Бытие человека без Греха, равно как и бытие с Грехом, есть в первую очередь его состояния. Всякое же состояние - бесконечно сложный комплекс бесчисленного множества внешних и внутренних факторов, составляющих бытие человека в рассматриваемый момент времени. Это делает невозможной краткую и исчерпывающую инструкцию поведения, как нельзя выполнить чертеж скульптуры. Однако скульптуру можно увидеть - и получить от нее впечатление. Так и состояние можно представить - и, опираясь на интуицию и житейский опыт, восстановить все прочее.

Я пришел к выводу, что если не вникать в теоретические тонкости, а оперировать грубой, но привычной казательностью, то состояние человека, сбросившего с себя Грех, характеризуется в первую очередь сосредоточенностью в настоящем мгновении. В самом деле, Грех кратчайшим путем ведет к самопромышлению, а самопромышление, как и любое руководство, не может всецело сосредотачиваться в текущем моменте, но главным образом работает на перспективу. Это приводит к тому, что человек большую часть времени проводит в мыслях о будущем: о том, что ему следует сделать, что может с ним случиться, какие трудности придется ему преодолевать. Соответственно, в настоящем времени он пребывает урывками. Если же человек отбросил Грех, значит, он доверился Богу и уже не должен заботиться о своем будущем сам. Поэтому он может позволить себе роскошь, не думая о завтрашнем дне, наслаждаться всеми благами текущей минуты.

Во-вторых, всякое руководство влечет за собою ответственность, а где ответственность - там нервное напряжение. Грешный человек, ведущий себя сам, считает, что за всякую ошибку ему придется расплачиваться, а поскольку он неизбежно действует в условиях неопределенности, каждое его решение оказывается рискованным. Он как бы все время находится под Дамокловым мечом случайности: сколько бы он ни раздумывал, сколько бы ни анализировал, - всегда остается опасение, что все пойдет наперекосяк. Праведник же, доверив себя Богу, знает, что Бог управляет не только им самим, но и всем миром, стало быть, и теми внешними условиями и опасностями, которые грешник тщетно пытается избежать. Отсюда вытекает неизменное спокойствие праведника: он убежден, что никакая беда не может произойти с ним случайно, лишь бы он сам не сделал какого-нибудь зла.
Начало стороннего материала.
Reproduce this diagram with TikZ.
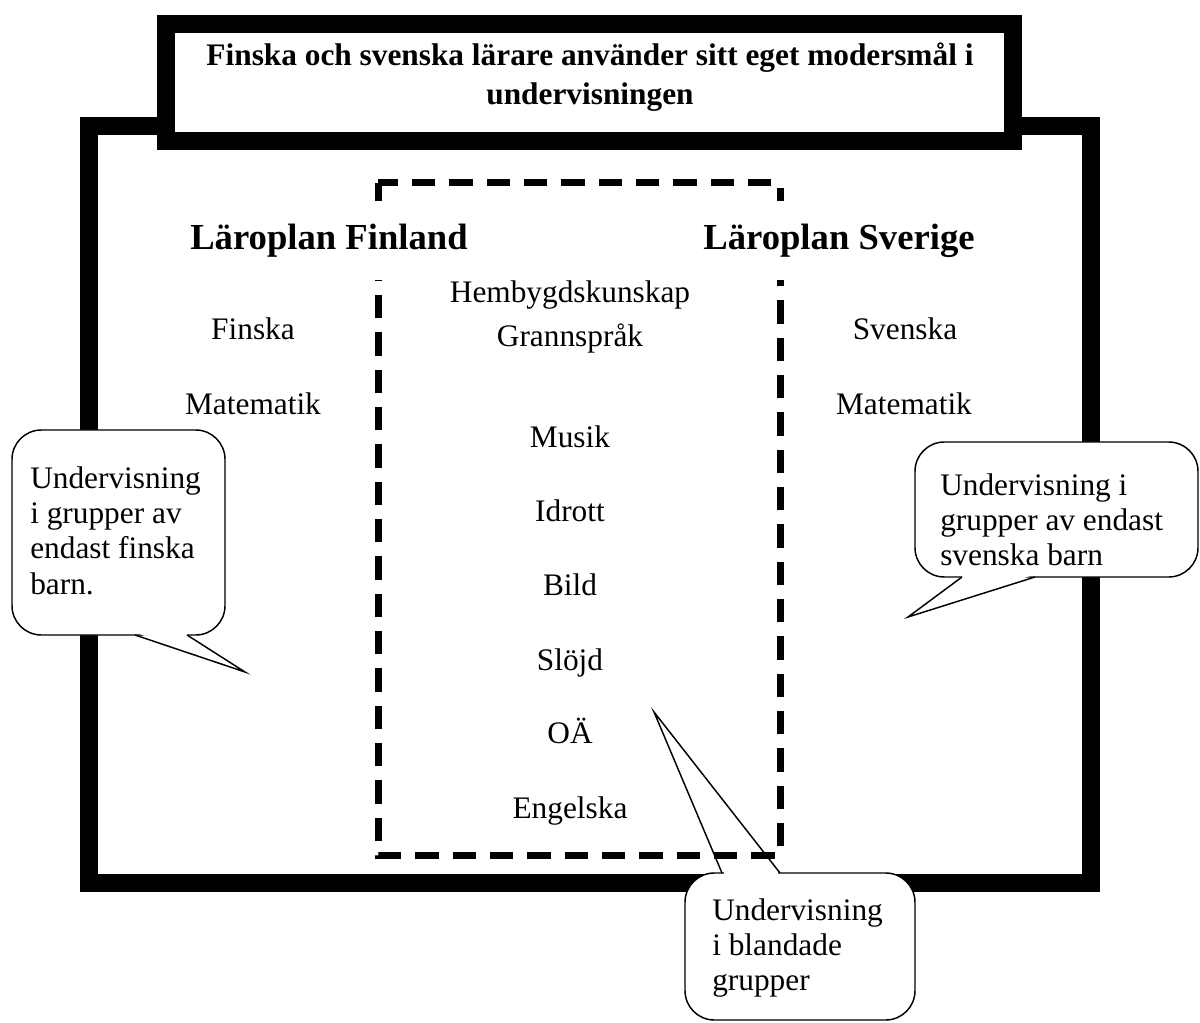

В-третьих, грешнику всегда плохо, что вынуждает его вечно стремиться за горизонт. Настоящее для него есть лишь постоялый двор на дороге к счастью. Праведнику же, напротив, всегда хорошо: сегодня Бог дал одну радость - завтра даст другую; и потому надо не бежать за счастьем куда-то вдаль, а получать удовольствие в существующей ситуации, потому что завтра ситуация изменится, а с нею придет и новое удовольствие.

В-четвертых, грешник всегда озабочен материальными проблемами: как устроиться на престижную работу, как заработать больше денег, как достать модный костюм и т.п. Праведник же вовсе не думает об этом. Нужно ему немного; и все, что нужно, ему с легкостью дает Бог. Поэтому для грешника материальные проблемы служат вечной головной болью, праведник же о них не печется.

В-пятых, грешник конфликтен: сталкиваясь с людьми, он хочет получить от них пользу или удовольствие - те, которые входят в его замыслы, но не те, которые они объективно могут дать. Отсюда возникают взаимные неудовольствия, разочарования и ссоры. В общении с людьми грешник подобен беспокойному ребенку, который и сам не отдыхает, и другим не дает. Это еще во многом происходит потому, что грешник всегда ищет счастье вне себя, стремясь посредством общения заглушить ту боль, которая терзает его дух изнутри. Праведник же удобен в общежитии: он ничего ни от кого не требует, ибо прекрасно знает, что насильно мил не будешь. От плохих людей он просто отходит в сторону, при необходимости даже делая им уступки; хороших же принимает такими, какие они есть, не навязывая им своих взглядов и правил. За это к нему благоволят и худые, и хорошие, так что зачастую ему приходится буквально убегать от неподходящих людей, которые хотели бы подружиться с ним.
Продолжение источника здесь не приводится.